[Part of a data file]
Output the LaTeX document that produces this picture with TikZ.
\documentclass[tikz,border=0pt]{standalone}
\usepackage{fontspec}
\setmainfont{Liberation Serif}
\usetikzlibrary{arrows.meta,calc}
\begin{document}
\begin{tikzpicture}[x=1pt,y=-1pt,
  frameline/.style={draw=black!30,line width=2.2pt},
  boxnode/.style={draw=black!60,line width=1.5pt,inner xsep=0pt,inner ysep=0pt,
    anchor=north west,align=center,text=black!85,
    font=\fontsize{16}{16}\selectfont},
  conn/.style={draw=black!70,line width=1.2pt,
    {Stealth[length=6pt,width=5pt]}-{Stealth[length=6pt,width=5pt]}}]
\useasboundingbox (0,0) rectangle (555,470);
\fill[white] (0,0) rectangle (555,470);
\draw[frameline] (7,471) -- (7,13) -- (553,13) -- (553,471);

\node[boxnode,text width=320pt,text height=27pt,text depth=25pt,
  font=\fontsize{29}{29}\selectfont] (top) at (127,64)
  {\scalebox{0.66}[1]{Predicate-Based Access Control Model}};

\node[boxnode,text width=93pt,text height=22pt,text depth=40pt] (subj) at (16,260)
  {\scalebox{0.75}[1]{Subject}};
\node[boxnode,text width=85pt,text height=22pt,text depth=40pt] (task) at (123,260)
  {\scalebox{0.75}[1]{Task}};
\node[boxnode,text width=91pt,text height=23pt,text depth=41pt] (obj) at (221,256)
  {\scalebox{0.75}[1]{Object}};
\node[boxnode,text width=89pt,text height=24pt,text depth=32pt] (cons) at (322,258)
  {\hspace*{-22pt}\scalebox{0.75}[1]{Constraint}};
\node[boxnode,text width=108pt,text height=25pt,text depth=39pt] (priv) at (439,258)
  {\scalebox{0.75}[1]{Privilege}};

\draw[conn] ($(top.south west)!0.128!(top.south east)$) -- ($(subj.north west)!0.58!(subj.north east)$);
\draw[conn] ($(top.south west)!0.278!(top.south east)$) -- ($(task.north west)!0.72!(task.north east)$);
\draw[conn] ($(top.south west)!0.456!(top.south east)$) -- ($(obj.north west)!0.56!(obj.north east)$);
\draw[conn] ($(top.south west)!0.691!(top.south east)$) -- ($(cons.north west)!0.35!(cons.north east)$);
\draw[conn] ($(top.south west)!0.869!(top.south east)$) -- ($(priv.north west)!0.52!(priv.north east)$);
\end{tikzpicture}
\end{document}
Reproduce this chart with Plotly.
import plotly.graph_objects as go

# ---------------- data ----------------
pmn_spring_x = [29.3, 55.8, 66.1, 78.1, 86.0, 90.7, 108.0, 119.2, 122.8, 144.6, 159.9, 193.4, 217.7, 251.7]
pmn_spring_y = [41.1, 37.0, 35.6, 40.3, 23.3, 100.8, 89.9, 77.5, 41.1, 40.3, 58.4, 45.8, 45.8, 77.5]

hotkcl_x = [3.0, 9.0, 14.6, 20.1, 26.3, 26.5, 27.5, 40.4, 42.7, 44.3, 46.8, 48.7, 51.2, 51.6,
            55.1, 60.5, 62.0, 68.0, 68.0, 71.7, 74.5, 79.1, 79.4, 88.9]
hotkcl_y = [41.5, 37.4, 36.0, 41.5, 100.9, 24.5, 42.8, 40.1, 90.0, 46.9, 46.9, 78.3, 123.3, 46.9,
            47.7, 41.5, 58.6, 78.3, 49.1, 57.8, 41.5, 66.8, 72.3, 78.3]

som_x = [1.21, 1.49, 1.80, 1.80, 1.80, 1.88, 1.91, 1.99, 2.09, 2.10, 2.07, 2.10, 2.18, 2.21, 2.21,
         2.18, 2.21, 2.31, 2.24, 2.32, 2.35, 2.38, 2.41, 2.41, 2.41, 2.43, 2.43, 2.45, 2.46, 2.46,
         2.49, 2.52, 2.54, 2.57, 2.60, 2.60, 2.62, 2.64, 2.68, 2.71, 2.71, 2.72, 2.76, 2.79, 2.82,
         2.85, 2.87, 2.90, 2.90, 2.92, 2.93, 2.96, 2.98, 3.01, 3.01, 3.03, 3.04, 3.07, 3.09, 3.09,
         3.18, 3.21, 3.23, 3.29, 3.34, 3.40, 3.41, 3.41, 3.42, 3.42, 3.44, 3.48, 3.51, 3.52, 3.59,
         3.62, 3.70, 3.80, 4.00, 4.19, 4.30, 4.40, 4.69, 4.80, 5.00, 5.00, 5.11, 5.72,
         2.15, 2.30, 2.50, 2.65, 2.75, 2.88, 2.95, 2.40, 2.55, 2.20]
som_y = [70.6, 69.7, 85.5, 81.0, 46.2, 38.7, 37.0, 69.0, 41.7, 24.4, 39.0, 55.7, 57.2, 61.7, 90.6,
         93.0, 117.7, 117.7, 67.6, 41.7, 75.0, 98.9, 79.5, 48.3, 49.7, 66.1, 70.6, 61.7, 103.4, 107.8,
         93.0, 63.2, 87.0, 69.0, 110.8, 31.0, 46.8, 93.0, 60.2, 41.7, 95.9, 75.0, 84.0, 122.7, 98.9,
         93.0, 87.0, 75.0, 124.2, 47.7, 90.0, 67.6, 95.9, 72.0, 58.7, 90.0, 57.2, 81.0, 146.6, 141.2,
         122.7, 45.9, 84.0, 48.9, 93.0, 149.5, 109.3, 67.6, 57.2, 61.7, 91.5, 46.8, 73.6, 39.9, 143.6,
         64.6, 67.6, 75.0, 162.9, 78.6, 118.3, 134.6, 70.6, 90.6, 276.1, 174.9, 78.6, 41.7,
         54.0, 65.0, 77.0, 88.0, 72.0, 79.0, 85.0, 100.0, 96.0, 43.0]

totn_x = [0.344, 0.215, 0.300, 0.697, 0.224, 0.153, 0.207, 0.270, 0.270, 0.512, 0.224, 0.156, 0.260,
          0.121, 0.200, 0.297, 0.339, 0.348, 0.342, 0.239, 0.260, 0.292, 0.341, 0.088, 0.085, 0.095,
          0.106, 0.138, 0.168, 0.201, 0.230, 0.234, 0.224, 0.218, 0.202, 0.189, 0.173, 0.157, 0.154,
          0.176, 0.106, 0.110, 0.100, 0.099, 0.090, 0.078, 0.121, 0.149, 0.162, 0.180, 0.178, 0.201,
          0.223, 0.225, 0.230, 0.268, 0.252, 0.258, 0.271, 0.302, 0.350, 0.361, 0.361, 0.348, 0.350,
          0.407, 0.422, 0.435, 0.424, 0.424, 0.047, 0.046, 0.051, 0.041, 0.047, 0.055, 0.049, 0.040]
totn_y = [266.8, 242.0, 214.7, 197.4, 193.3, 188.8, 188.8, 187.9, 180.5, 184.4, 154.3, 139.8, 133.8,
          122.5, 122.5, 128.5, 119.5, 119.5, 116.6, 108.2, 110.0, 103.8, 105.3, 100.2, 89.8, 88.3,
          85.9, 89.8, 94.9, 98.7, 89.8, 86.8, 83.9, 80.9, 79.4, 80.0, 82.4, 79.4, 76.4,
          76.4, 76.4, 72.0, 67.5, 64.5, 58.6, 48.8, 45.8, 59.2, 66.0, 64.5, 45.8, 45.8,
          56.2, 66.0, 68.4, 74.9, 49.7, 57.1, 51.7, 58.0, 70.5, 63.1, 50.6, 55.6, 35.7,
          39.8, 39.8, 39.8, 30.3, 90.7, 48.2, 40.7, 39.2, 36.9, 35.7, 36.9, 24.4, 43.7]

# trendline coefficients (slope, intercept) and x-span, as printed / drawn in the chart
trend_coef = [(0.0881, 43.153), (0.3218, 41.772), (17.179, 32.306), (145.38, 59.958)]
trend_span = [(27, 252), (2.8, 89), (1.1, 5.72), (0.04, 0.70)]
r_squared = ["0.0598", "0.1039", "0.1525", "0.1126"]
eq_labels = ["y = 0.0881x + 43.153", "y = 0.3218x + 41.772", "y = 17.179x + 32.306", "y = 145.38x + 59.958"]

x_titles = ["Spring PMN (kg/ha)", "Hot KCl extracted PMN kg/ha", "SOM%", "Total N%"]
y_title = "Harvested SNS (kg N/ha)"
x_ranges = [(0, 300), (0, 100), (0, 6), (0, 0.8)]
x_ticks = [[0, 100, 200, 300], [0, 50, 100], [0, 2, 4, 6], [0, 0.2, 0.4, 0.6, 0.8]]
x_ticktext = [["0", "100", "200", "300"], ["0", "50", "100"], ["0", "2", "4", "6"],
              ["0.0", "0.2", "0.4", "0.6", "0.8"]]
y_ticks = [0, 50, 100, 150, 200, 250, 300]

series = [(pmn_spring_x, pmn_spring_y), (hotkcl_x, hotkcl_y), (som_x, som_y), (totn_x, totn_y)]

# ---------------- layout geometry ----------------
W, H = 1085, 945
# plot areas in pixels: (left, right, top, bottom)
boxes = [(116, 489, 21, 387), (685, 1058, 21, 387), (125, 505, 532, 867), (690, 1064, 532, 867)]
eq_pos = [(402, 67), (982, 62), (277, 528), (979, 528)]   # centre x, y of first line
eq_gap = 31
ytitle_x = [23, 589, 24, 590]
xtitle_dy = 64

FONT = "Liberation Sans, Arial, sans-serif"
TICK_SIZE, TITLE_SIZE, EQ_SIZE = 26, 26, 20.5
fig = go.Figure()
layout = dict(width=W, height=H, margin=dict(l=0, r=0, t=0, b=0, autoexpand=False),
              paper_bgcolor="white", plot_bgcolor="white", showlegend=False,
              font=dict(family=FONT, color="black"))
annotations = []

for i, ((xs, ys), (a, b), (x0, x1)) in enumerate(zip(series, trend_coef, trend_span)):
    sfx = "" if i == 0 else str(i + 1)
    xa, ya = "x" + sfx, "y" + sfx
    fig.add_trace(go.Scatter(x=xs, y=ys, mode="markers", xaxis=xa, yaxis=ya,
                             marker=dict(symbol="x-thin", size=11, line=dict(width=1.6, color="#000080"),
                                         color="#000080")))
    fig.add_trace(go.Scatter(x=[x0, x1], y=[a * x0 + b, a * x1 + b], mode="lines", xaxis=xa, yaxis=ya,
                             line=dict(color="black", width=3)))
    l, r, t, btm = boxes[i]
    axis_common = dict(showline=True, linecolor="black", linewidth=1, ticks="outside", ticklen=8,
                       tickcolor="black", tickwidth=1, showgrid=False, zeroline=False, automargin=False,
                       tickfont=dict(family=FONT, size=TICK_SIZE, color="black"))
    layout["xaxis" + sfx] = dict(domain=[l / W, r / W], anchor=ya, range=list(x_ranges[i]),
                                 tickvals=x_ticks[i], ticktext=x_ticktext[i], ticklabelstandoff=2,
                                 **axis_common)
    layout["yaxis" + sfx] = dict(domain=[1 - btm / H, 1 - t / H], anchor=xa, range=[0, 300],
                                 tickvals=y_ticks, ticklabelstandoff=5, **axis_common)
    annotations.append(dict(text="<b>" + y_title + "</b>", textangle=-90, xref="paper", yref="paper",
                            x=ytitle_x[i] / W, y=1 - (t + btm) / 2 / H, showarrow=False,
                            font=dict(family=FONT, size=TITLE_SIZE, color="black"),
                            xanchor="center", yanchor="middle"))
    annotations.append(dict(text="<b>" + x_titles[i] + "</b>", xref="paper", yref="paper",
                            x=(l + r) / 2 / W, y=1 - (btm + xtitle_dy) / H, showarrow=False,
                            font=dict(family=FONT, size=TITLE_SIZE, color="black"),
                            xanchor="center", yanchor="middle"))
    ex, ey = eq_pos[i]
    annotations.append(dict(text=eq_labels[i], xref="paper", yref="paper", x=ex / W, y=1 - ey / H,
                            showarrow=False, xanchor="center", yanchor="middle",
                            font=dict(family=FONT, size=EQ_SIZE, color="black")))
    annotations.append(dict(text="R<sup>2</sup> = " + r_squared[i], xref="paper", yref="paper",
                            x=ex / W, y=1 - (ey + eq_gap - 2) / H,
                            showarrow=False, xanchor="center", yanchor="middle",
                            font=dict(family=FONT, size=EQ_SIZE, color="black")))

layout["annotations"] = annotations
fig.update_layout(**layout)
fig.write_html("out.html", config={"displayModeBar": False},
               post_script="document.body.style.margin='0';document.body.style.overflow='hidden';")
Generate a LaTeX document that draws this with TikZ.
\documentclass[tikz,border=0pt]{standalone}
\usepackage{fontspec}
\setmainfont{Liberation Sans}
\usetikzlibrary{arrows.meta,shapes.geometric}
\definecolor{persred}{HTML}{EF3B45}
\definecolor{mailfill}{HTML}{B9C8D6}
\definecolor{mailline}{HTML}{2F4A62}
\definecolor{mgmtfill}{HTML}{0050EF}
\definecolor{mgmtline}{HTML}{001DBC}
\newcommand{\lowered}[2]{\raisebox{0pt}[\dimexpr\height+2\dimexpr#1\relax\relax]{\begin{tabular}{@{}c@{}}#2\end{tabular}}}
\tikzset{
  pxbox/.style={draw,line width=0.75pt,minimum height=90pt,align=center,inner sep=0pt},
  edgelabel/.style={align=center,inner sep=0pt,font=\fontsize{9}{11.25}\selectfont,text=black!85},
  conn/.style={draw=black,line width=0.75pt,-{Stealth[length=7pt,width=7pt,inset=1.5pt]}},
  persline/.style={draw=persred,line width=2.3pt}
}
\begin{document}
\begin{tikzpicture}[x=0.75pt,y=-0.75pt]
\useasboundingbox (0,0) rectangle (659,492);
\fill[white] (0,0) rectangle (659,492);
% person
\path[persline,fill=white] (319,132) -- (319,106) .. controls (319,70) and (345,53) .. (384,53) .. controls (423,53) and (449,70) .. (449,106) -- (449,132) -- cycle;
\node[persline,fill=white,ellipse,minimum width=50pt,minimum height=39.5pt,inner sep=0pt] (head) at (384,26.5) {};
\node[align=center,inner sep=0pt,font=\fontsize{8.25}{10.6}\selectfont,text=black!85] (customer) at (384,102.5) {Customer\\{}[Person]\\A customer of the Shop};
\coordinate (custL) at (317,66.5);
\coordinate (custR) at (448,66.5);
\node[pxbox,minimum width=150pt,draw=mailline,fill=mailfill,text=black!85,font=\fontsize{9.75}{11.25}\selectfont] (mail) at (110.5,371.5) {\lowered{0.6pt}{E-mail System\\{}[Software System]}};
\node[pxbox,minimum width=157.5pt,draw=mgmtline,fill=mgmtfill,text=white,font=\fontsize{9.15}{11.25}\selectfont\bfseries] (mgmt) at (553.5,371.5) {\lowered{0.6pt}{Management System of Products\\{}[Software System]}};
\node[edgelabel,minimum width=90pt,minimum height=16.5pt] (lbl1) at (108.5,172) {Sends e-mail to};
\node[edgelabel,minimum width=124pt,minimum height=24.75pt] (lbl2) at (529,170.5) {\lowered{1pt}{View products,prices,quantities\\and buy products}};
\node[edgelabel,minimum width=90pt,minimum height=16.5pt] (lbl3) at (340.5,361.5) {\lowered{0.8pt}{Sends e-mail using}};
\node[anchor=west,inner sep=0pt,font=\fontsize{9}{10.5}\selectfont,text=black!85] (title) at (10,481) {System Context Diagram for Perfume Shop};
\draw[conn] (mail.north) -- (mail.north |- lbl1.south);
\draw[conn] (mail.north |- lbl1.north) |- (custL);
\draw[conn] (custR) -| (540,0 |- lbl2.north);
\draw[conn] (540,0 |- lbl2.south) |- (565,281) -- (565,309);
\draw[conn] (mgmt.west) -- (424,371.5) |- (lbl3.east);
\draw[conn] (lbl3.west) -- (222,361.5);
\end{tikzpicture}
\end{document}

DIRECTION: Retype, in the same exact form, the lines of the material above from the line holding "Reproduce this chart with Plotly." through the line holding "47.7, 41.5, 58.6, 78.3, 49.1, 57.8, 41.5, 66.8, 72.3, 78.3]".

COMPLETE RESPONSE:
Reproduce this chart with Plotly.
import plotly.graph_objects as go

# ---------------- data ----------------
pmn_spring_x = [29.3, 55.8, 66.1, 78.1, 86.0, 90.7, 108.0, 119.2, 122.8, 144.6, 159.9, 193.4, 217.7, 251.7]
pmn_spring_y = [41.1, 37.0, 35.6, 40.3, 23.3, 100.8, 89.9, 77.5, 41.1, 40.3, 58.4, 45.8, 45.8, 77.5]

hotkcl_x = [3.0, 9.0, 14.6, 20.1, 26.3, 26.5, 27.5, 40.4, 42.7, 44.3, 46.8, 48.7, 51.2, 51.6,
            55.1, 60.5, 62.0, 68.0, 68.0, 71.7, 74.5, 79.1, 79.4, 88.9]
hotkcl_y = [41.5, 37.4, 36.0, 41.5, 100.9, 24.5, 42.8, 40.1, 90.0, 46.9, 46.9, 78.3, 123.3, 46.9,
            47.7, 41.5, 58.6, 78.3, 49.1, 57.8, 41.5, 66.8, 72.3, 78.3]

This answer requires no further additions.